At the time, the 25,000t rig was the largest of its kind, measuring 396 ft long, 262 ft wide, and 337 ft tall. The semi-submersible mobile oil drilling could operate 1,500ft underwater, drilling up to 25,000 ft below the seabed.
Mobil Oil of Canada hired rig owner Ocean Drilling and Exploration Co. (ODECO) to use the rig for an exploration well on the Hibernia field. The day before the disaster, a strong storm developed, producing winds of 190km/h and waves up to 20m high. Nearby rigs reported unusually large waves.
These nearby rigs later overheard radio chatter speaking of damage to the Ocean Ranger.
Later, the Ranger’s crew confirmed that a porthole window had broken, allowing water to enter the ship’s ballast control room. However, the crew did not believe this to be serious. Soon after, the ballast control panel was noticed to be malfunctioning.
At 1:00 am, the Ocean Ranger’s senior manager radioed the shore to say the rig had started listing, and that the standby vessel should move closer to its position. Mayday calls began ten minutes later, and the rigs final transmission came at 1.30 am, saying crew had moved to lifeboats.
Only one lifeboat with 36 crew members inside could successfully launch. After staying afloat for 1.5 hours, the rig sank between 3:07 am and 3:13 am, leaving at least 20 crew in the water. The lifeboat came close to reaching its supply vessel, but a line between the vessels snapped in the storm. The boat floated away before anyone could be rescued.

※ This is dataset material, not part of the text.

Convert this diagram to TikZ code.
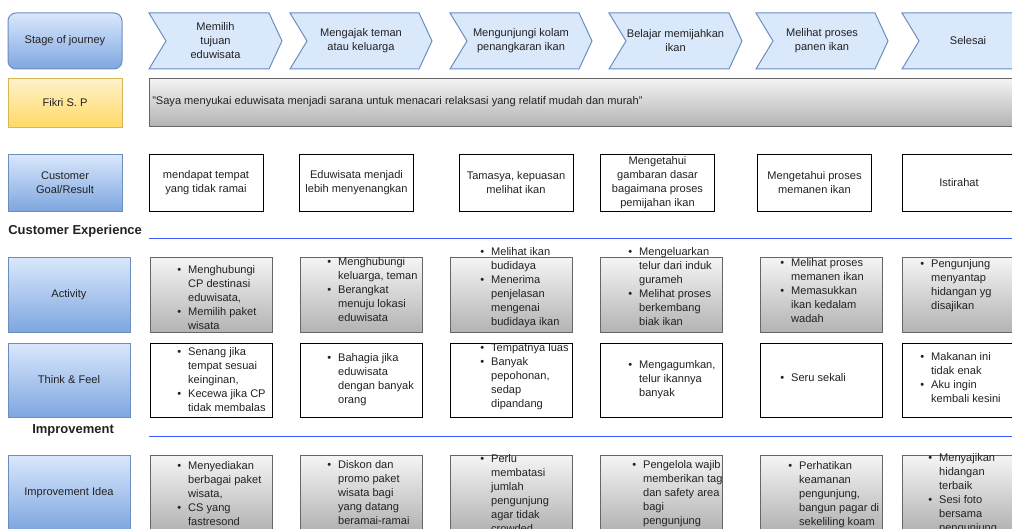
\documentclass[tikz,border=0pt]{standalone}
\usepackage{fontspec}
\setmainfont{Liberation Sans}
\usetikzlibrary{positioning}
\definecolor{stepfill}{HTML}{DAE8FC}
\definecolor{stepline}{HTML}{6C8EBF}
\definecolor{lanebot}{HTML}{7EA6E0}
\definecolor{userfill}{HTML}{FFF2CC}
\definecolor{userbot}{HTML}{FFD966}
\definecolor{userline}{HTML}{D6B656}
\definecolor{greytop}{HTML}{F5F5F5}
\definecolor{greybot}{HTML}{B3B3B3}
\definecolor{greyline}{HTML}{666666}
\definecolor{sectline}{HTML}{3D5AFE}
\definecolor{ink}{HTML}{222222}
\newcommand{\drawstep}[4]{
    \draw[stepline, fill=stepfill, line width=0.75pt] (#2,13) -- ({#3-13},13) -- (#3,41) -- ({#3-13},69) -- (#2,69) -- ({#2+17},41) -- cycle;
    \node[align=center] (#1) at ({(#2+#3)/2},41) {#4};
}
\newcommand{\blist}[1]{\begin{tabular}{@{}l@{\hspace{5.25pt}}l@{}}#1\end{tabular}}
\tikzset{
    every node/.style={font=\fontsize{8.3}{10.5}\selectfont, text=ink, inner sep=0pt},
    lanebox/.style={draw=stepline, line width=0.75pt, top color=stepfill, bottom color=lanebot, align=center},
    userbox/.style={draw=userline, line width=0.75pt, top color=userfill, bottom color=userbot, align=center},
    greybox/.style={draw=greyline, line width=0.75pt, top color=greytop, bottom color=greybot, minimum width=91.5pt, minimum height=56.25pt},
    goalbox/.style={draw=black, line width=0.75pt, fill=white, align=center, minimum width=85.5pt, minimum height=42.75pt},
    feelbox/.style={draw=black, line width=0.75pt, fill=white, minimum width=91.5pt, minimum height=55.5pt},
    bullets/.style={anchor=west, align=left},
    section/.style={anchor=west, font=\fontsize{9.75}{12}\selectfont\bfseries},
    sectrule/.style={sectline, line width=0.75pt}
}

\begin{document}
\begin{tikzpicture}[x=0.75pt, y=-0.75pt]
\useasboundingbox (0,0) rectangle (1012,528);
\clip (0,0) rectangle (1012,528);

% stages
\node[lanebox, rounded corners=6pt, minimum width=85.5pt, minimum height=42pt] (stage) at (65,41) {Stage of journey};
\drawstep{s1}{149}{282}{Memilih\\tujuan\\eduwisata}
\drawstep{s2}{290}{432}{Mengajak teman\\atau keluarga}
\drawstep{s3}{450}{592}{Mengunjungi kolam\\penangkaran ikan}
\drawstep{s4}{609}{742}{Belajar memijahkan\\ikan}
\drawstep{s5}{756}{888}{Melihat proses\\panen ikan}
\drawstep{s6}{902}{1034}{Selesai}

% persona
\node[userbox, minimum width=85.5pt, minimum height=36.75pt] (persona) at (65,102.5) {Fikri S. P};
\node[draw=greyline, line width=0.75pt, top color=greytop, bottom color=greybot, minimum width=660.75pt, minimum height=36pt] (quote) at (589.5,102) {};
\node[anchor=west] (quotetext) at (152,102) {"Saya menyukai eduwisata menjadi sarana untuk menacari relaksasi yang relatif mudah dan murah"};

% goals
\node[lanebox, minimum width=85.5pt, minimum height=42.75pt] (goal) at (65,182.5) {Customer\\Goal/Result};
\node[goalbox] (g1) at (206,182.5) {mendapat tempat\\yang tidak ramai};
\node[goalbox] (g2) at (356.5,182.5) {Eduwisata menjadi\\lebih menyenangkan};
\node[goalbox] (g3) at (516,182.5) {Tamasya, kepuasan\\melihat ikan};
\node[goalbox] (g4) at (657.5,182.5) {Mengetahui\\gambaran dasar\\bagaimana proses\\pemijahan ikan};
\node[goalbox] (g5) at (814.5,182.5) {Mengetahui proses\\memanen ikan};
\node[goalbox] (g6) at (959,182.5) {Istirahat};

\node[section] (experience) at (8,231) {Customer Experience};
\draw[sectrule] (149,238) -- (1012,238);

% activity
\node[lanebox, minimum width=91.5pt, minimum height=56.25pt] (activity) at (69,294.5) {Activity};
\node[greybox] (a1) at (211,294.5) {};
\node[greybox] (a2) at (361,294.5) {};
\node[greybox] (a3) at (511,294.5) {};
\node[greybox] (a4) at (661.5,294.5) {};
\node[greybox] (a5) at (821,294.5) {};
\node[greybox] (a6) at (963,294.5) {};
\node[bullets] (a1t) at (177,299) {\blist{\textbullet & Menghubungi\\ & CP destinasi\\ & eduwisata,\\ \textbullet & Memilih paket\\ & wisata}};
\node[bullets] (a2t) at (327,291) {\blist{\textbullet & Menghubungi\\ & keluarga, teman\\ \textbullet & Berangkat\\ & menuju lokasi\\ & eduwisata}};
\node[bullets] (a3t) at (480,288) {\blist{\textbullet & Melihat ikan\\ & budidaya\\ \textbullet & Menerima\\ & penjelasan\\ & mengenai\\ & budidaya ikan}};
\node[bullets] (a4t) at (628,288) {\blist{\textbullet & Mengeluarkan\\ & telur dari induk\\ & gurameh\\ \textbullet & Melihat proses\\ & berkembang\\ & biak ikan}};
\node[bullets] (a5t) at (780,292) {\blist{\textbullet & Melihat proses\\ & memanen ikan\\ \textbullet & Memasukkan\\ & ikan kedalam\\ & wadah}};
\node[bullets] (a6t) at (920,286) {\blist{\textbullet & Pengunjung\\ & menyantap\\ & hidangan yg\\ & disajikan}};

% think and feel
\node[lanebox, minimum width=91.5pt, minimum height=55.5pt] (think) at (69,380) {Think \& Feel};
\node[feelbox] (t1) at (211,380) {};
\node[feelbox] (t2) at (361,380) {};
\node[feelbox] (t3) at (511,380) {};
\node[feelbox] (t4) at (661.5,380) {};
\node[feelbox] (t5) at (821,380) {};
\node[feelbox] (t6) at (963,380) {};
\node[bullets] (t1t) at (177,381) {\blist{\textbullet & Senang jika\\ & tempat sesuai\\ & keinginan,\\ \textbullet & Kecewa jika CP\\ & tidak membalas}};
\node[bullets] (t2t) at (327,380) {\blist{\textbullet & Bahagia jika\\ & eduwisata\\ & dengan banyak\\ & orang}};
\node[bullets] (t3t) at (480,376.5) {\blist{\textbullet & Tempatnya luas\\ \textbullet & Banyak\\ & pepohonan,\\ & sedap\\ & dipandang}};
\node[bullets] (t4t) at (628,380) {\blist{\textbullet & Mengagumkan,\\ & telur ikannya\\ & banyak}};
\node[bullets] (t5t) at (780,379) {\blist{\textbullet & Seru sekali}};
\node[bullets] (t6t) at (920,379) {\blist{\textbullet & Makanan ini\\ & tidak enak\\ \textbullet & Aku ingin\\ & kembali kesini}};

\node[section] (improvement) at (32,430) {Improvement};
\draw[sectrule] (149,436) -- (1012,436);

% improvement ideas
\node[lanebox, minimum width=91.5pt, minimum height=56.25pt] (idea) at (69,492.5) {Improvement Idea};
\node[greybox] (i1) at (211,492.5) {};
\node[greybox] (i2) at (361,492.5) {};
\node[greybox] (i3) at (511,492.5) {};
\node[greybox] (i4) at (661.5,492.5) {};
\node[greybox] (i5) at (821,492.5) {};
\node[greybox] (i6) at (963,492.5) {};
\node[bullets] (i1t) at (177,495) {\blist{\textbullet & Menyediakan\\ & berbagai paket\\ & wisata,\\ \textbullet & CS yang\\ & fastresond}};
\node[bullets] (i2t) at (327,494) {\blist{\textbullet & Diskon dan\\ & promo paket\\ & wisata bagi\\ & yang datang\\ & beramai-ramai}};
\node[bullets] (i3t) at (480,494.5) {\blist{\textbullet & Perlu\\ & membatasi\\ & jumlah\\ & pengunjung\\ & agar tidak\\ & crowded}};
\node[bullets] (i4t) at (632,494) {\blist{\textbullet & Pengelola wajib\\ & memberikan tag\\ & dan safety area\\ & bagi\\ & pengunjung}};
\node[bullets] (i5t) at (788,494.5) {\blist{\textbullet & Perhatikan\\ & keamanan\\ & pengunjung,\\ & bangun pagar di\\ & sekeliling koam}};
\node[bullets] (i6t) at (928,494) {\blist{\textbullet & Menyajikan\\ & hidangan\\ & terbaik\\ \textbullet & Sesi foto\\ & bersama\\ & pengunjung}};
\end{tikzpicture}
\end{document}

All 84 workers aboard the Ocean Ranger died.
This lifeboat was later seen during rescue operations, but again it could not be reached. This was the last time it was seen.
Later, a royal commission concluded that “a chain of events, which resulted from human error, design inadequacies and deficiencies within the management system, coincident with severe storm conditions” caused the disaster. It made 136 recommendations to prevent future incidents, including better training, design and safety equipment for rigs.